◆ **Requirements**
Return the whole listing, keeping every character the same.

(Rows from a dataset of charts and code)

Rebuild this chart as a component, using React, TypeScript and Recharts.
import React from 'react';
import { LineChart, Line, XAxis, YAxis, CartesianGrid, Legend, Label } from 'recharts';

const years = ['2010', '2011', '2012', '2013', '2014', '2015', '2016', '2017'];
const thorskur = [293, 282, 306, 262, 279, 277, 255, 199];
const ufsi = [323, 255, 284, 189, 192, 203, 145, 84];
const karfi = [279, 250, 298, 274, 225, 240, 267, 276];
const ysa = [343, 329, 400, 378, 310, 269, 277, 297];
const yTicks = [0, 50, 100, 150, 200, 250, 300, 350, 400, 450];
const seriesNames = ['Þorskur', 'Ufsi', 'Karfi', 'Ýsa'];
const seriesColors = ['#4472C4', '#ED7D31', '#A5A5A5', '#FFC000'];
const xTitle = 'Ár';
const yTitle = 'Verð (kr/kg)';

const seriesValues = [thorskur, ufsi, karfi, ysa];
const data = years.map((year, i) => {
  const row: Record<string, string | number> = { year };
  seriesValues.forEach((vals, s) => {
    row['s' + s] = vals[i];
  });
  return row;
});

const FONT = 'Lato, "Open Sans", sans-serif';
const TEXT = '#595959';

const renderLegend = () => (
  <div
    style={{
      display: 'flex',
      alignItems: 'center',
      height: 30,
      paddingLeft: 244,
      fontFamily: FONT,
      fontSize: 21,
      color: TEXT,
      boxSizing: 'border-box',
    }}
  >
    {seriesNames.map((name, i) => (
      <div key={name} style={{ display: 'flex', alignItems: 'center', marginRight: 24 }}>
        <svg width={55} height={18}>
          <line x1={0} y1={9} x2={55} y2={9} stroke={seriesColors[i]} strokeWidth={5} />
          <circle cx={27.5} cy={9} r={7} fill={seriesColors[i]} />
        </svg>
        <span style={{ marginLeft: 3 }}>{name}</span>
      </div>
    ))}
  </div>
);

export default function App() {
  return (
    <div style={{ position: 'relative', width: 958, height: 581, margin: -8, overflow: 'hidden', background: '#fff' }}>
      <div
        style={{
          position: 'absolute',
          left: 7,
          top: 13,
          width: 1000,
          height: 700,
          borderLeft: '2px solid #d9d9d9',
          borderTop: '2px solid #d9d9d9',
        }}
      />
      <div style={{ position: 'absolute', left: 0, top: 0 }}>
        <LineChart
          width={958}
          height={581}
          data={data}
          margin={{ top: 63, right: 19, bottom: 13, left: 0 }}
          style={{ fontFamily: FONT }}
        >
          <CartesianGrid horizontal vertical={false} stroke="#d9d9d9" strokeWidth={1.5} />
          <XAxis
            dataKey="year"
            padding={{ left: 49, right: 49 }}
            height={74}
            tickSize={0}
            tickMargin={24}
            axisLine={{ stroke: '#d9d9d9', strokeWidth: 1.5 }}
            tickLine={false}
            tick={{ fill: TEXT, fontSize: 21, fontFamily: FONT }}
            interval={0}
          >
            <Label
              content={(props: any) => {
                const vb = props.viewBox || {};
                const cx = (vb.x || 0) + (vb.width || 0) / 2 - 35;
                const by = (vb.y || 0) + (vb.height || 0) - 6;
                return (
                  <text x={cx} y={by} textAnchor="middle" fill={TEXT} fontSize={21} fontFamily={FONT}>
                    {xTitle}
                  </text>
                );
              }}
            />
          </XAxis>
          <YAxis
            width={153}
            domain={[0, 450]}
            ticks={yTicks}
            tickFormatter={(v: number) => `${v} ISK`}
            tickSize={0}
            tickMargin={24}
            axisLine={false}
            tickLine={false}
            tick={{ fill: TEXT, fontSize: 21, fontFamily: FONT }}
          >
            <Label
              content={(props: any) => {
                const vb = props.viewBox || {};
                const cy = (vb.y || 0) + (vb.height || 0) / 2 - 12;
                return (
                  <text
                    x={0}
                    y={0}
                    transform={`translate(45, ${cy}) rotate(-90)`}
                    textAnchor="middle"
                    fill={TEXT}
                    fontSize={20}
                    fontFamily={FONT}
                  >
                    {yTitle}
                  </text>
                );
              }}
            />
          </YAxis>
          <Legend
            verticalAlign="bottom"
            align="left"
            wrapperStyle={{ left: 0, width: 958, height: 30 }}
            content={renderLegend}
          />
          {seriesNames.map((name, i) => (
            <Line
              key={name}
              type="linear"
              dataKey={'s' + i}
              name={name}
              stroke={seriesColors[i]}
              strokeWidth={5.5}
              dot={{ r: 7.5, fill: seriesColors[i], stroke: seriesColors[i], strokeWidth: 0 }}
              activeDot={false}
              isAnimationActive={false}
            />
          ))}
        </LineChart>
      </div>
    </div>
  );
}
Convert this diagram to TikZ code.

◆ **Response below**
Rebuild this chart as a component, using React, TypeScript and Recharts.
import React from 'react';
import { LineChart, Line, XAxis, YAxis, CartesianGrid, Legend, Label } from 'recharts';

const years = ['2010', '2011', '2012', '2013', '2014', '2015', '2016', '2017'];
const thorskur = [293, 282, 306, 262, 279, 277, 255, 199];
const ufsi = [323, 255, 284, 189, 192, 203, 145, 84];
const karfi = [279, 250, 298, 274, 225, 240, 267, 276];
const ysa = [343, 329, 400, 378, 310, 269, 277, 297];
const yTicks = [0, 50, 100, 150, 200, 250, 300, 350, 400, 450];
const seriesNames = ['Þorskur', 'Ufsi', 'Karfi', 'Ýsa'];
const seriesColors = ['#4472C4', '#ED7D31', '#A5A5A5', '#FFC000'];
const xTitle = 'Ár';
const yTitle = 'Verð (kr/kg)';

const seriesValues = [thorskur, ufsi, karfi, ysa];
const data = years.map((year, i) => {
  const row: Record<string, string | number> = { year };
  seriesValues.forEach((vals, s) => {
    row['s' + s] = vals[i];
  });
  return row;
});

const FONT = 'Lato, "Open Sans", sans-serif';
const TEXT = '#595959';

const renderLegend = () => (
  <div
    style={{
      display: 'flex',
      alignItems: 'center',
      height: 30,
      paddingLeft: 244,
      fontFamily: FONT,
      fontSize: 21,
      color: TEXT,
      boxSizing: 'border-box',
    }}
  >
    {seriesNames.map((name, i) => (
      <div key={name} style={{ display: 'flex', alignItems: 'center', marginRight: 24 }}>
        <svg width={55} height={18}>
          <line x1={0} y1={9} x2={55} y2={9} stroke={seriesColors[i]} strokeWidth={5} />
          <circle cx={27.5} cy={9} r={7} fill={seriesColors[i]} />
        </svg>
        <span style={{ marginLeft: 3 }}>{name}</span>
      </div>
    ))}
  </div>
);

export default function App() {
  return (
    <div style={{ position: 'relative', width: 958, height: 581, margin: -8, overflow: 'hidden', background: '#fff' }}>
      <div
        style={{
          position: 'absolute',
          left: 7,
          top: 13,
          width: 1000,
          height: 700,
          borderLeft: '2px solid #d9d9d9',
          borderTop: '2px solid #d9d9d9',
        }}
      />
      <div style={{ position: 'absolute', left: 0, top: 0 }}>
        <LineChart
          width={958}
          height={581}
          data={data}
          margin={{ top: 63, right: 19, bottom: 13, left: 0 }}
          style={{ fontFamily: FONT }}
        >
          <CartesianGrid horizontal vertical={false} stroke="#d9d9d9" strokeWidth={1.5} />
          <XAxis
            dataKey="year"
            padding={{ left: 49, right: 49 }}
            height={74}
            tickSize={0}
            tickMargin={24}
            axisLine={{ stroke: '#d9d9d9', strokeWidth: 1.5 }}
            tickLine={false}
            tick={{ fill: TEXT, fontSize: 21, fontFamily: FONT }}
            interval={0}
          >
            <Label
              content={(props: any) => {
                const vb = props.viewBox || {};
                const cx = (vb.x || 0) + (vb.width || 0) / 2 - 35;
                const by = (vb.y || 0) + (vb.height || 0) - 6;
                return (
                  <text x={cx} y={by} textAnchor="middle" fill={TEXT} fontSize={21} fontFamily={FONT}>
                    {xTitle}
                  </text>
                );
              }}
            />
          </XAxis>
          <YAxis
            width={153}
            domain={[0, 450]}
            ticks={yTicks}
            tickFormatter={(v: number) => `${v} ISK`}
            tickSize={0}
            tickMargin={24}
            axisLine={false}
            tickLine={false}
            tick={{ fill: TEXT, fontSize: 21, fontFamily: FONT }}
          >
            <Label
              content={(props: any) => {
                const vb = props.viewBox || {};
                const cy = (vb.y || 0) + (vb.height || 0) / 2 - 12;
                return (
                  <text
                    x={0}
                    y={0}
                    transform={`translate(45, ${cy}) rotate(-90)`}
                    textAnchor="middle"
                    fill={TEXT}
                    fontSize={20}
                    fontFamily={FONT}
                  >
                    {yTitle}
                  </text>
                );
              }}
            />
          </YAxis>
          <Legend
            verticalAlign="bottom"
            align="left"
            wrapperStyle={{ left: 0, width: 958, height: 30 }}
            content={renderLegend}
          />
          {seriesNames.map((name, i) => (
            <Line
              key={name}
              type="linear"
              dataKey={'s' + i}
              name={name}
              stroke={seriesColors[i]}
              strokeWidth={5.5}
              dot={{ r: 7.5, fill: seriesColors[i], stroke: seriesColors[i], strokeWidth: 0 }}
              activeDot={false}
              isAnimationActive={false}
            />
          ))}
        </LineChart>
      </div>
    </div>
  );
}
Convert this diagram to TikZ code.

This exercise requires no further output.